Haben Sie heute ein anderes Verhältnis zur Mode als früher?   
Früher habe ich mir nicht viele Gedanken um Mode gemacht. Aber ich hatte eine Vorbereitungszeit von fünf Monaten für diesen Film. Ich bekam Zutritt zu Designern und Schneidern. Durfte zuschauen, wie sich Mode von der Idee bis zum fertigen Stück entwickelt. Und so kann ich heute viel mehr schätzen, wie viel Arbeit in guter kreativer Mode steckt. Der nette Nebeneffekt: wenn ich jetzt nach Namen in der Modewelt gefragt werde, habe ich sie alle drauf – von Chanel bis Hedi Slimane.

Liebende: Pierre Bergé (Guillaume Gallienne) und Yves Saint Laurent (Pierre Niney) © Square One/Universum

Wie wichtig sind solche Filme, um gegen die immer noch vorhandene Homophobie vorzugehen?
Filme wie „Yves Saint Laurent“ sind ja immer auch Zeitzeugengeschichten. Und wenn es wie in diesem Fall um Homosexualität geht, dann gefällt mir besonders gut, dass es nicht so politisch ausgestellt wird, sondern dass es so natürlich wie möglich gezeigt wird. YSL und Pierre Bergé waren ein Paar, ein homosexuelles Paar. Aber sie sind damit nicht so sehr in die Offensive gegangen. Sie haben einfach ihr Leben gelebt. Das schönste Kompliment, dass wir für unseren Film bekommen können, ist es,wenn Menschen sagen: „Ach, das ist uns gar nicht aufgefallen, dass es sich um zwei Typen gehandelt hat. Wir haben nur die Liebesgeschichte gesehen“. Meiner Ansicht nach, ist das der beste Weg, mit Homophobie umzugehen. Man muss zeigen, dass diese Liebe eine völlig normale ist.
 
Es werden im Film auch die dunklen Seiten von YSL nicht ausgespart. Wie hat man das in Frankreich aufgenommen?

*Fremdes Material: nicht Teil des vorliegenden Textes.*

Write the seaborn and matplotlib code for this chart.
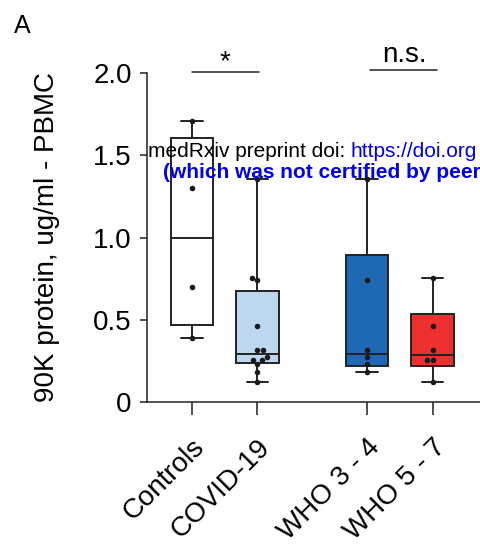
import numpy as np
import pandas as pd
import matplotlib
matplotlib.use("Agg")
import matplotlib.pyplot as plt
import seaborn as sns

# ---- data ----
categories = ["Controls", "COVID-19", "WHO 3 - 4", "WHO 5 - 7"]
controls = [0.39, 0.70, 1.30, 1.71]
who34 = [0.180, 0.231, 0.272, 0.314, 0.742, 1.354]
who57 = [0.122, 0.253, 0.253, 0.314, 0.464, 0.754]
covid = who34 + who57  # all COVID-19 patients (WHO 3-4 and WHO 5-7 pooled)
groups = [controls, covid, who34, who57]
box_colors = ["#FFFFFF", "#BDD7EE", "#1F69B4", "#EE2F2F"]
positions = [0.0, 1.0, 2.66, 3.66]
sig_labels = ["*", "n.s."]

sns.set_theme(style="ticks")
plt.rcParams["font.family"] = ["Liberation Sans", "DejaVu Sans"]
plt.rcParams["text.color"] = "black"
plt.rcParams["axes.labelcolor"] = "black"
plt.rcParams["xtick.color"] = "black"
plt.rcParams["ytick.color"] = "black"

fig = plt.figure(figsize=(4.81, 5.55), dpi=100)
W, H = 481, 555
ax = fig.add_axes([147 / W, 153 / H, (W - 147) / W, (402 - 73) / H])

# box statistics (GraphPad-style quartiles)
stats = []
for g in groups:
    a = np.asarray(g)
    q1, med, q3 = np.percentile(a, [25, 50, 75], method="weibull")
    stats.append(dict(med=med, q1=q1, q3=q3, whislo=a.min(), whishi=a.max(), fliers=[]))

lw = 1.4
edge = "#222222"
bp = ax.bxp(stats, positions=positions, widths=0.64, capwidths=0.33,
            patch_artist=True, showfliers=False,
            boxprops=dict(linewidth=lw, edgecolor=edge),
            medianprops=dict(linewidth=lw, color=edge),
            whiskerprops=dict(linewidth=lw, color=edge),
            capprops=dict(linewidth=lw, color=edge),
            manage_ticks=False)
for patch, c in zip(bp["boxes"], box_colors):
    patch.set_facecolor(c)

df = pd.DataFrame({
    "pos": np.concatenate([[p] * len(g) for p, g in zip(positions, groups)]),
    "value": np.concatenate(groups),
})
sns.swarmplot(data=df, x="pos", y="value", native_scale=True, color="#1a1a1a",
              size=4.0, ax=ax, zorder=5)

ax.set_xlim(-0.679, 4.397)
ax.set_ylim(0, 2.0)
ax.set_yticks([0, 0.5, 1.0, 1.5, 2.0])
ax.set_yticklabels(["0", "0.5", "1.0", "1.5", "2.0"])
ax.set_xticks(positions)
ax.set_xticklabels(categories, rotation=45, ha="right", va="top",
                   rotation_mode="anchor")
ax.set_xlabel("")
ax.set_ylabel("90K protein, ug/ml - PBMC", fontsize=20, labelpad=24)
ax.tick_params(axis="y", labelsize=20, length=5, width=1.1, pad=6, color=edge)
ax.tick_params(axis="x", labelsize=20, length=9, width=1.1, pad=14, color=edge)
for s in ["top", "right"]:
    ax.spines[s].set_visible(False)
for s in ["left", "bottom"]:
    ax.spines[s].set_linewidth(1.1)
    ax.spines[s].set_color(edge)

# significance annotations
ax.plot([0.0, 1.03], [2.008, 2.008], color=edge, lw=1.1, clip_on=False)
ax.text(0.5, 1.985, sig_labels[0], ha="center", va="bottom", fontsize=20)
ax.plot([2.71, 3.73], [2.018, 2.018], color=edge, lw=1.1, clip_on=False)
ax.text(3.24, 2.03, sig_labels[1], ha="center", va="bottom", fontsize=20)

fig.text(14 / W, 1 - 33 / H, "A", fontsize=18, va="baseline")

# medRxiv watermark header (visible part)
t1 = fig.text(148 / W, 1 - 157 / H, "medRxiv preprint doi: ", fontsize=15,
              va="baseline", color="black")
fig.canvas.draw()
r = fig.canvas.get_renderer()
bb = t1.get_window_extent(r)
fig.text(bb.x1 / W, 1 - 157 / H, "https://doi.org",
         fontsize=15, va="baseline", color="#0000EE")
fig.text(163 / W, 1 - 178 / H, "(which was not certified by peer",
         fontsize=15, va="baseline", color="#0000EE", fontweight="bold")

fig.savefig("out.png", dpi=100)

Das Publikum ist überrascht. Überrascht, weil man diese dunklen Seiten eines gequälten Genies so noch nicht gekannt hat. Aber das gehört zur Ikone YSL einfach dazu. Drogen, Medikamente, Alkohol. All das darf man nicht verschweigen, wenn man der Person gerecht werden möchte. Ob nun Amy Winehouse, Kurt Cobain oder James Dean: Wir kennen sie alle und doch nur zu einem Teil, wenn wir die dunklen Stellen nicht ausleuchten.